◆ Problem to work on: Note each line that includes the word "matplotlib". Copy those lines.

-- BEGIN --

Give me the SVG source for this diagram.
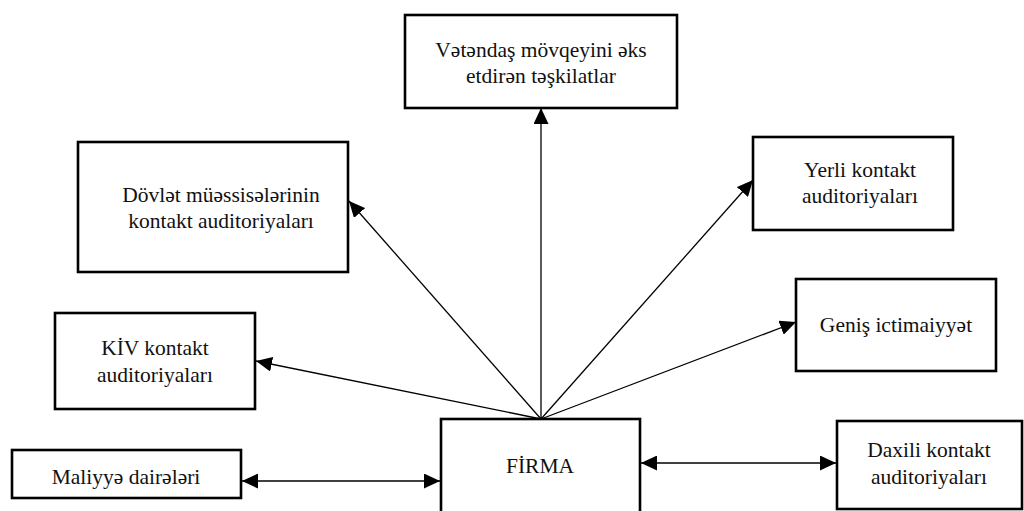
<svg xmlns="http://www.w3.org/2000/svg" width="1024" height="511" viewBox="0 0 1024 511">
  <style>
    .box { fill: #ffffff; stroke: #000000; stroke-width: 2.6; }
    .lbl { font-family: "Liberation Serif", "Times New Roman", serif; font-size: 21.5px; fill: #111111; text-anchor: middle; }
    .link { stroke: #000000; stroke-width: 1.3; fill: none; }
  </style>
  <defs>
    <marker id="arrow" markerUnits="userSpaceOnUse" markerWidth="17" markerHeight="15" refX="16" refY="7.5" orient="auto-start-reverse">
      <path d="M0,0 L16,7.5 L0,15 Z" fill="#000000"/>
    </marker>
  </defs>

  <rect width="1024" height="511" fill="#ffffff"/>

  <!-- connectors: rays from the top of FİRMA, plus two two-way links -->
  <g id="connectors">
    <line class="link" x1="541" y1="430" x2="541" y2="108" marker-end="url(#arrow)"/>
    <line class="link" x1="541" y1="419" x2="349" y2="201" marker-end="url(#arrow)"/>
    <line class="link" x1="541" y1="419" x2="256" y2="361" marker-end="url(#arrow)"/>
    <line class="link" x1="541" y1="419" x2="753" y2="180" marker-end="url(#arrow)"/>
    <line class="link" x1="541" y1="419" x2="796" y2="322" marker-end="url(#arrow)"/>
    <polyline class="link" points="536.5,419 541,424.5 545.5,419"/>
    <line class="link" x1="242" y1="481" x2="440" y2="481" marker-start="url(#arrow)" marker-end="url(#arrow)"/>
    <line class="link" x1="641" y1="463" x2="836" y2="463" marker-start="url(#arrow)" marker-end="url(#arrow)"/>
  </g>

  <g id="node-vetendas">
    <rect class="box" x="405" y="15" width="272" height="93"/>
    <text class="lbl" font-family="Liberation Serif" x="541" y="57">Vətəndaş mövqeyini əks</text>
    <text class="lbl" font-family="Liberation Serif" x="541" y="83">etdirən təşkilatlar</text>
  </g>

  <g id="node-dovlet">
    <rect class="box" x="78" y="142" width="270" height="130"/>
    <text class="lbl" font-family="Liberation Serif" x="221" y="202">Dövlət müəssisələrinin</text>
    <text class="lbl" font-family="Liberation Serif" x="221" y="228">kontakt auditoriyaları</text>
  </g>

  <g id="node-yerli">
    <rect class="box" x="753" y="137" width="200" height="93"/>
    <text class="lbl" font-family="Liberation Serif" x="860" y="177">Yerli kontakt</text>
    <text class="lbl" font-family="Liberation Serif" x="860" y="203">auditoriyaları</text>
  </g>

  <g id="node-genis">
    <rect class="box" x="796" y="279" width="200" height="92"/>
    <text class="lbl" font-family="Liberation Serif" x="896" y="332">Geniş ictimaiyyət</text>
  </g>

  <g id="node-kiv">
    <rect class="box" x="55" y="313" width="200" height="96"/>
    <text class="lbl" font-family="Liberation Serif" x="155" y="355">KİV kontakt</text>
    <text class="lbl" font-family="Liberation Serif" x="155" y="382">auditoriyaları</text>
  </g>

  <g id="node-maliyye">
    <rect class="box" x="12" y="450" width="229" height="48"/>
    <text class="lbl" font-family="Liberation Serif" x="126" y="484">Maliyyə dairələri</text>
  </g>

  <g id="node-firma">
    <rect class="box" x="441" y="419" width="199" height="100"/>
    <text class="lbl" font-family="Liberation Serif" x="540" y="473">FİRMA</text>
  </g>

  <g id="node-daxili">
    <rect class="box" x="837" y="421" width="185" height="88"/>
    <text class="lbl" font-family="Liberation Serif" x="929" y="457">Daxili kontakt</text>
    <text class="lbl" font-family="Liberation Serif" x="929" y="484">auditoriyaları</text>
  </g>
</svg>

-- END --
-- BEGIN --

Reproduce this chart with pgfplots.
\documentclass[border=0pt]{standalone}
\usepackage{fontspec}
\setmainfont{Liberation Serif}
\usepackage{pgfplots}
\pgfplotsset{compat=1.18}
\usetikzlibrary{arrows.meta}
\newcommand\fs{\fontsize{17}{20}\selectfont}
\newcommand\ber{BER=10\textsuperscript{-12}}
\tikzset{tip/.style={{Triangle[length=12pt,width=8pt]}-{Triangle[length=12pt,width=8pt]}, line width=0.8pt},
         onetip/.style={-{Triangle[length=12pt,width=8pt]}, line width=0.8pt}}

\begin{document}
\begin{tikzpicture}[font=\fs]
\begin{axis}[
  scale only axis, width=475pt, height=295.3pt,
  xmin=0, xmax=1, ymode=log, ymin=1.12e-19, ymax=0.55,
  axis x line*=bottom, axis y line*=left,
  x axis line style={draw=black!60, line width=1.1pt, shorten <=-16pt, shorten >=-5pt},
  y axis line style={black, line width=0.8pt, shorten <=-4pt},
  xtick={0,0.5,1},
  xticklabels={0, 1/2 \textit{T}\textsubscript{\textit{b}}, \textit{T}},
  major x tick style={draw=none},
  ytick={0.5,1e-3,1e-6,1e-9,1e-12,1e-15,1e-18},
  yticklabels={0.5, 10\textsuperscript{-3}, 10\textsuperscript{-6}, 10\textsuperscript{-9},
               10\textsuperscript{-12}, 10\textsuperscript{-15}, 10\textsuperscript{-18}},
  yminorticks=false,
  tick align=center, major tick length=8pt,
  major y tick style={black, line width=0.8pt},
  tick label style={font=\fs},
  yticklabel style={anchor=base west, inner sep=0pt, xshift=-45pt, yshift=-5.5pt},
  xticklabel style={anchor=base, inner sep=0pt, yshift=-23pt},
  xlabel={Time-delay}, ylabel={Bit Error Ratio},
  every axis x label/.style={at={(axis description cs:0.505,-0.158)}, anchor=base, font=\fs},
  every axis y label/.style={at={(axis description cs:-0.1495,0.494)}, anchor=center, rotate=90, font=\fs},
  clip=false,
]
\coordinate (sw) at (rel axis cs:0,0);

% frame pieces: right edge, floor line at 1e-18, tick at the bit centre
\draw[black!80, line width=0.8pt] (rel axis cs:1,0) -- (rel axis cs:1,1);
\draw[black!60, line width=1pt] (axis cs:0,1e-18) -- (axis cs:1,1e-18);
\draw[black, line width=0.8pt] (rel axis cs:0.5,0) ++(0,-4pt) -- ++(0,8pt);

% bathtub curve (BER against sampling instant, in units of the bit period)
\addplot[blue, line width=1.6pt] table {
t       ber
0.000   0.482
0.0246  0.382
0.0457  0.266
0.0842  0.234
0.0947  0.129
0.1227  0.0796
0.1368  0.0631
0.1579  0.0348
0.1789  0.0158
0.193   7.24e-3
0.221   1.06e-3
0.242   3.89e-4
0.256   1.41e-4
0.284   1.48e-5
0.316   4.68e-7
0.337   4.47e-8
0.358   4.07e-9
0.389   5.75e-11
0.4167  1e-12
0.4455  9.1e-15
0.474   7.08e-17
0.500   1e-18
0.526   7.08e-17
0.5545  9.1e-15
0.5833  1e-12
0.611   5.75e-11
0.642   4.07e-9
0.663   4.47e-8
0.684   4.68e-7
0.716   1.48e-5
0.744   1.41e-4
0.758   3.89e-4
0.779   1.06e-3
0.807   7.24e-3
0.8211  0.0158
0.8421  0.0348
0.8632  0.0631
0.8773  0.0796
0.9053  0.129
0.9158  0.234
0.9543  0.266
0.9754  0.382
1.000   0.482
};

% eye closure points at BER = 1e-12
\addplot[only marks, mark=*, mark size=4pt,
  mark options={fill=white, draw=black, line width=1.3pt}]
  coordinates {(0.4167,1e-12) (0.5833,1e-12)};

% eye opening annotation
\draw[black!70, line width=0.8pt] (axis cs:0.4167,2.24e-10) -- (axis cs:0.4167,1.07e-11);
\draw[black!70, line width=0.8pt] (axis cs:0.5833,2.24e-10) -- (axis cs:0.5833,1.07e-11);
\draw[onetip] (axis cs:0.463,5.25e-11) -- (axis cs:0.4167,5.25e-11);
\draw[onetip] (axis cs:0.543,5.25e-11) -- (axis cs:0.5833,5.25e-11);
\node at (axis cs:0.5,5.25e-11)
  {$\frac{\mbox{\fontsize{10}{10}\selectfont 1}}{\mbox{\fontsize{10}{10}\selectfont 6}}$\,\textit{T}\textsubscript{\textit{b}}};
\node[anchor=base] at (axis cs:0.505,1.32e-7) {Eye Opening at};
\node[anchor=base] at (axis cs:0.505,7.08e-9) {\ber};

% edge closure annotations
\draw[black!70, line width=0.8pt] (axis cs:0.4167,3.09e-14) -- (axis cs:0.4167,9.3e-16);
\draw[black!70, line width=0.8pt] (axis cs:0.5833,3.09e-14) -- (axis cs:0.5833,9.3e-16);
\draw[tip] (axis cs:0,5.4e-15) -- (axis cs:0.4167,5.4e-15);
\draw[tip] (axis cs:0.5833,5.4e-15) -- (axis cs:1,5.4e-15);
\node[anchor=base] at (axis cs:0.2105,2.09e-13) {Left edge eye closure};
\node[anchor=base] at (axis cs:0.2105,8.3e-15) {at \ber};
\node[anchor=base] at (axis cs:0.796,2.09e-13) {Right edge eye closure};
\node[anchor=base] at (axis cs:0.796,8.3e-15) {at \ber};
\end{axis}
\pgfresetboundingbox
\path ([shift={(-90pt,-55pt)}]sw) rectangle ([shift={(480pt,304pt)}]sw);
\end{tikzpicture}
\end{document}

-- END --
-- BEGIN --

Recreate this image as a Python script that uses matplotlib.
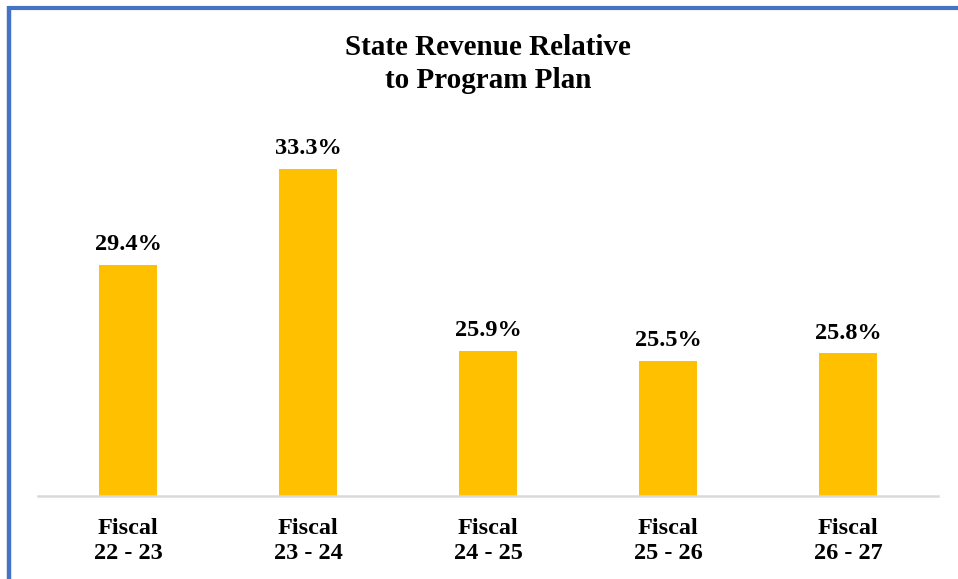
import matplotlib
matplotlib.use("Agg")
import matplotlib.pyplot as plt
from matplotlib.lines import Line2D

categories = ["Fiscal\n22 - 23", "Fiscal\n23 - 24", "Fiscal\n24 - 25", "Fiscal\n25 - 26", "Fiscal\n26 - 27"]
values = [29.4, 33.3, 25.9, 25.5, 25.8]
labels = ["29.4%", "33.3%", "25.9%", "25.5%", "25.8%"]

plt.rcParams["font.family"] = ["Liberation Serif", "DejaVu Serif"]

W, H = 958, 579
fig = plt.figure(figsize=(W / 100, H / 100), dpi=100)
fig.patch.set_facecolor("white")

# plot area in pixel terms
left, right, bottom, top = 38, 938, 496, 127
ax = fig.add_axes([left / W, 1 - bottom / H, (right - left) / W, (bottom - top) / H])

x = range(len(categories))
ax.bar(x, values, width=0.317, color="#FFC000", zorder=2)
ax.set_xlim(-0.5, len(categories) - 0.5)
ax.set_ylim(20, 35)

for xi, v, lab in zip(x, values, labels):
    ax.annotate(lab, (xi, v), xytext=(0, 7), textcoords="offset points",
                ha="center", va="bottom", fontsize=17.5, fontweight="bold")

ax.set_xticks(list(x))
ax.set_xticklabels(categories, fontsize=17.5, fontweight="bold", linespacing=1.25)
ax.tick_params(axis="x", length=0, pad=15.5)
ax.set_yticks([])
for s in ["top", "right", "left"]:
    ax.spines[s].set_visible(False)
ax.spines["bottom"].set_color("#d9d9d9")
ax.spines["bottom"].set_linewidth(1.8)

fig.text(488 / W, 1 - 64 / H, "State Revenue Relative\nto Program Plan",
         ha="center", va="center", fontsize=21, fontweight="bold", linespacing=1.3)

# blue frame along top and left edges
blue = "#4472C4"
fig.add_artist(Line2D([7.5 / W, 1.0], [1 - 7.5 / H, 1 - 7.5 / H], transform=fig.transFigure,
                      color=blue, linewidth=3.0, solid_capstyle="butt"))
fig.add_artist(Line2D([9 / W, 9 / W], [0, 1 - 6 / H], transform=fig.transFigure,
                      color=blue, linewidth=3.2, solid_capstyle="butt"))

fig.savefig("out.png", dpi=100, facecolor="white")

-- END --

◆ Reply:
Recreate this image as a Python script that uses matplotlib.
import matplotlib
matplotlib.use("Agg")
import matplotlib.pyplot as plt
from matplotlib.lines import Line2D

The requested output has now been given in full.